- [Given instruction]:
Return every line below as is, leaving out the pictures.

▽

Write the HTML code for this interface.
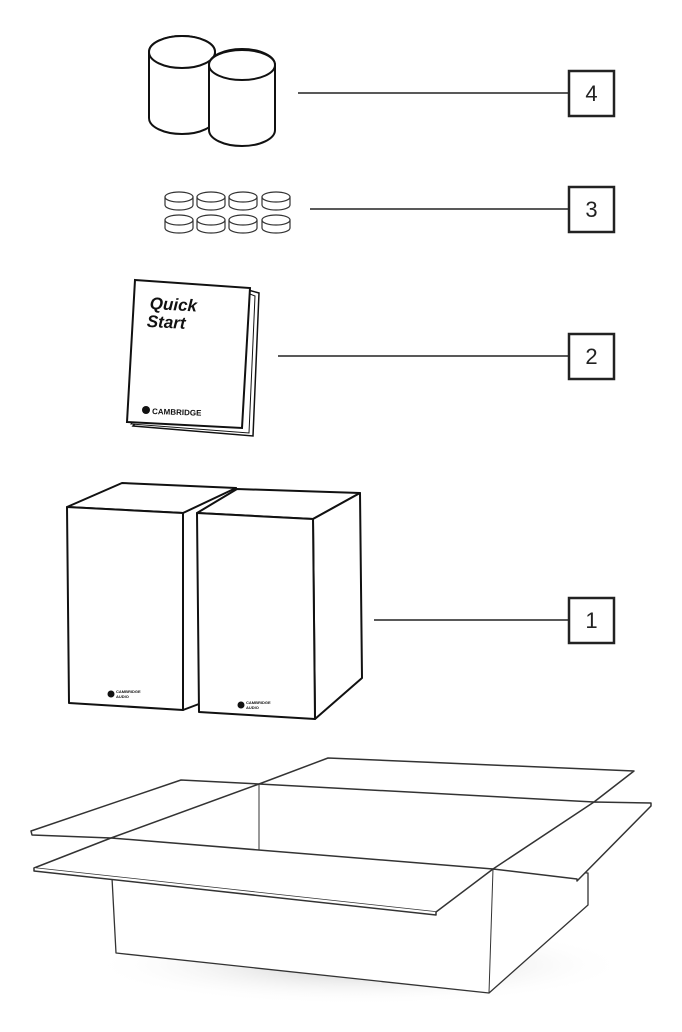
<!DOCTYPE html>
<html><head><meta charset="utf-8"><style>
html,body{margin:0;padding:0;background:#fff;}
svg{display:block;}
text{font-family:"Liberation Sans",sans-serif;}
</style></head><body>
<svg width="682" height="1032" viewBox="0 0 682 1032" xmlns="http://www.w3.org/2000/svg">
<defs>
<radialGradient id="sh" cx="0.5" cy="0.5" r="0.5">
<stop offset="0" stop-color="#bbb" stop-opacity="0.8"/><stop offset="1" stop-color="#fff" stop-opacity="0"/>
</radialGradient>
</defs>
<g fill="none" stroke="#222" stroke-width="1.5">
<line x1="298" y1="93" x2="568" y2="93"/>
<line x1="310" y1="209" x2="568" y2="209"/>
<line x1="278" y1="356" x2="568" y2="356"/>
<line x1="374" y1="620" x2="568" y2="620"/>
<g stroke-width="2.5" fill="#fff">
<rect x="569" y="71" width="45" height="45"/>
<rect x="569" y="187" width="45" height="45"/>
<rect x="569" y="334" width="45" height="45"/>
<rect x="569" y="598" width="45" height="45"/>
</g>
</g>
<g font-size="22" text-anchor="middle" fill="#222">
<text x="591.5" y="101">4</text>
<text x="591.5" y="217">3</text>
<text x="591.5" y="364">2</text>
<text x="591.5" y="628">1</text>
</g>
<g stroke="#111" stroke-width="2" fill="#fff">
<path d="M149,52 L149,118 A33,16 0 0 0 215,118 L215,52 A33,16 0 0 0 149,52 Z"/>
<ellipse cx="182" cy="52" rx="33" ry="16"/>
<path d="M209,65 L209,130 A33,16 0 0 0 275,130 L275,65 A33,16 0 0 0 209,65 Z"/>
<ellipse cx="242" cy="65" rx="33" ry="15"/>
</g>
<g stroke="#333" stroke-width="1.2" fill="#fff">
<g id="d"><path d="M165,197 L165,205 A14,5 0 0 0 193,205 L193,197"/><ellipse cx="179" cy="197" rx="14" ry="5"/></g>
<use href="#d" x="32"/><use href="#d" x="64"/><use href="#d" x="97"/>
<use href="#d" y="23"/><use href="#d" x="32" y="23"/><use href="#d" x="64" y="23"/><use href="#d" x="97" y="23"/>
</g>
<g stroke="#111" stroke-width="2" fill="#fff">
<path d="M248,290 L259,293 L253,436 L133,426 Z" stroke-width="1.5"/>
<path d="M245,292 L255,296 L249,433 L131,424 Z" stroke-width="1"/>
<path d="M135,280 L250,288 L242,428 L127,422 Z"/>
</g>
<g transform="rotate(3 150 300)" fill="#111" font-weight="bold">
<text x="150" y="309" font-size="17" font-style="italic">Quick</text>
<text x="148" y="327" font-size="17" font-style="italic">Start</text>
</g>
<circle cx="146" cy="410" r="4" fill="#111"/>
<text x="152" y="414" font-size="8" font-weight="bold" fill="#111" transform="rotate(2 152 414)">CAMBRIDGE</text>
<g stroke="#111" stroke-width="2" fill="#fff" stroke-linejoin="round">
<path d="M67,507 L122,483 L236,488 L197,512 L183,513 Z"/>
<path d="M183,513 L236,488 L236,690 L183,710 Z"/>
<line x1="177" y1="513" x2="178" y2="709" stroke-width="1"/>
<path d="M67,507 L183,513 L183,710 L69,703 Z"/>
<path d="M197,513 L237,489 L360,493 L313,519 Z"/>
<path d="M313,519 L360,493 L362,678 L315,719 Z"/>
<line x1="307" y1="519" x2="309" y2="718" stroke-width="1"/>
<path d="M197,513 L313,519 L315,719 L199,712 Z"/>
</g>
<circle cx="111" cy="694" r="3.5" fill="#111"/>
<text x="116" y="693" font-size="4" font-weight="bold" fill="#111">CAMBRIDGE</text>
<text x="116" y="698" font-size="4" font-weight="bold" fill="#111">AUDIO</text>
<circle cx="241" cy="705" r="3.5" fill="#111"/>
<text x="246" y="704" font-size="4" font-weight="bold" fill="#111">CAMBRIDGE</text>
<text x="246" y="709" font-size="4" font-weight="bold" fill="#111">AUDIO</text>
<ellipse cx="360" cy="965" rx="270" ry="40" fill="url(#sh)"/>
<g stroke="#333" stroke-width="1.3" fill="#fff" stroke-linejoin="round">
<path d="M112,870 L112,878 L116,953 L489,993 L588,905 L588,873 L493,869 Z"/>
<line x1="493" y1="869" x2="489" y2="993" stroke-width="1"/>
<path d="M328,758 L634,771 L594,802 L259,784 Z" stroke-width="1.5"/>
<line x1="259" y1="784" x2="259" y2="850" stroke-width="1"/>
<path d="M181,780 L259,784 L111,838 L32,835 L31,831 Z" stroke-width="1.5"/>
<path d="M594,802 L651,803 L651,806 L577,881 L577,879 L493,869 Z" stroke-width="1.5"/>
<path d="M111,838 L493,869 L436,912 L34,868 Z" stroke-width="1.5"/>
<path d="M34,868 L34,871 L436,915 L436,912" stroke-width="1.5"/>
</g>
</svg>
</body></html>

△

- [The response]:
Write the HTML code for this interface.
<!DOCTYPE html>
<html><head><meta charset="utf-8"><style>
html,body{margin:0;padding:0;background:#fff;}
svg{display:block;}
text{font-family:"Liberation Sans",sans-serif;}
</style></head><body>
<svg width="682" height="1032" viewBox="0 0 682 1032" xmlns="http://www.w3.org/2000/svg">
<defs>
<radialGradient id="sh" cx="0.5" cy="0.5" r="0.5">
<stop offset="0" stop-color="#bbb" stop-opacity="0.8"/><stop offset="1" stop-color="#fff" stop-opacity="0"/>
</radialGradient>
</defs>
<g fill="none" stroke="#222" stroke-width="1.5">
<line x1="298" y1="93" x2="568" y2="93"/>
<line x1="310" y1="209" x2="568" y2="209"/>
<line x1="278" y1="356" x2="568" y2="356"/>
<line x1="374" y1="620" x2="568" y2="620"/>
<g stroke-width="2.5" fill="#fff">
<rect x="569" y="71" width="45" height="45"/>
<rect x="569" y="187" width="45" height="45"/>
<rect x="569" y="334" width="45" height="45"/>
<rect x="569" y="598" width="45" height="45"/>
</g>
</g>
<g font-size="22" text-anchor="middle" fill="#222">
<text x="591.5" y="101">4</text>
<text x="591.5" y="217">3</text>
<text x="591.5" y="364">2</text>
<text x="591.5" y="628">1</text>
</g>
<g stroke="#111" stroke-width="2" fill="#fff">
<path d="M149,52 L149,118 A33,16 0 0 0 215,118 L215,52 A33,16 0 0 0 149,52 Z"/>
<ellipse cx="182" cy="52" rx="33" ry="16"/>
<path d="M209,65 L209,130 A33,16 0 0 0 275,130 L275,65 A33,16 0 0 0 209,65 Z"/>
<ellipse cx="242" cy="65" rx="33" ry="15"/>
</g>
<g stroke="#333" stroke-width="1.2" fill="#fff">
<g id="d"><path d="M165,197 L165,205 A14,5 0 0 0 193,205 L193,197"/><ellipse cx="179" cy="197" rx="14" ry="5"/></g>
<use href="#d" x="32"/><use href="#d" x="64"/><use href="#d" x="97"/>
<use href="#d" y="23"/><use href="#d" x="32" y="23"/><use href="#d" x="64" y="23"/><use href="#d" x="97" y="23"/>
</g>
<g stroke="#111" stroke-width="2" fill="#fff">
<path d="M248,290 L259,293 L253,436 L133,426 Z" stroke-width="1.5"/>
<path d="M245,292 L255,296 L249,433 L131,424 Z" stroke-width="1"/>
<path d="M135,280 L250,288 L242,428 L127,422 Z"/>
</g>
<g transform="rotate(3 150 300)" fill="#111" font-weight="bold">
<text x="150" y="309" font-size="17" font-style="italic">Quick</text>
<text x="148" y="327" font-size="17" font-style="italic">Start</text>
</g>
<circle cx="146" cy="410" r="4" fill="#111"/>
<text x="152" y="414" font-size="8" font-weight="bold" fill="#111" transform="rotate(2 152 414)">CAMBRIDGE</text>
<g stroke="#111" stroke-width="2" fill="#fff" stroke-linejoin="round">
<path d="M67,507 L122,483 L236,488 L197,512 L183,513 Z"/>
<path d="M183,513 L236,488 L236,690 L183,710 Z"/>
<line x1="177" y1="513" x2="178" y2="709" stroke-width="1"/>
<path d="M67,507 L183,513 L183,710 L69,703 Z"/>
<path d="M197,513 L237,489 L360,493 L313,519 Z"/>
<path d="M313,519 L360,493 L362,678 L315,719 Z"/>
<line x1="307" y1="519" x2="309" y2="718" stroke-width="1"/>
<path d="M197,513 L313,519 L315,719 L199,712 Z"/>
</g>
<circle cx="111" cy="694" r="3.5" fill="#111"/>
<text x="116" y="693" font-size="4" font-weight="bold" fill="#111">CAMBRIDGE</text>
<text x="116" y="698" font-size="4" font-weight="bold" fill="#111">AUDIO</text>
<circle cx="241" cy="705" r="3.5" fill="#111"/>
<text x="246" y="704" font-size="4" font-weight="bold" fill="#111">CAMBRIDGE</text>
<text x="246" y="709" font-size="4" font-weight="bold" fill="#111">AUDIO</text>
<ellipse cx="360" cy="965" rx="270" ry="40" fill="url(#sh)"/>
<g stroke="#333" stroke-width="1.3" fill="#fff" stroke-linejoin="round">
<path d="M112,870 L112,878 L116,953 L489,993 L588,905 L588,873 L493,869 Z"/>
<line x1="493" y1="869" x2="489" y2="993" stroke-width="1"/>
<path d="M328,758 L634,771 L594,802 L259,784 Z" stroke-width="1.5"/>
<line x1="259" y1="784" x2="259" y2="850" stroke-width="1"/>
<path d="M181,780 L259,784 L111,838 L32,835 L31,831 Z" stroke-width="1.5"/>
<path d="M594,802 L651,803 L651,806 L577,881 L577,879 L493,869 Z" stroke-width="1.5"/>
<path d="M111,838 L493,869 L436,912 L34,868 Z" stroke-width="1.5"/>
<path d="M34,868 L34,871 L436,915 L436,912" stroke-width="1.5"/>
</g>
</svg>
</body></html>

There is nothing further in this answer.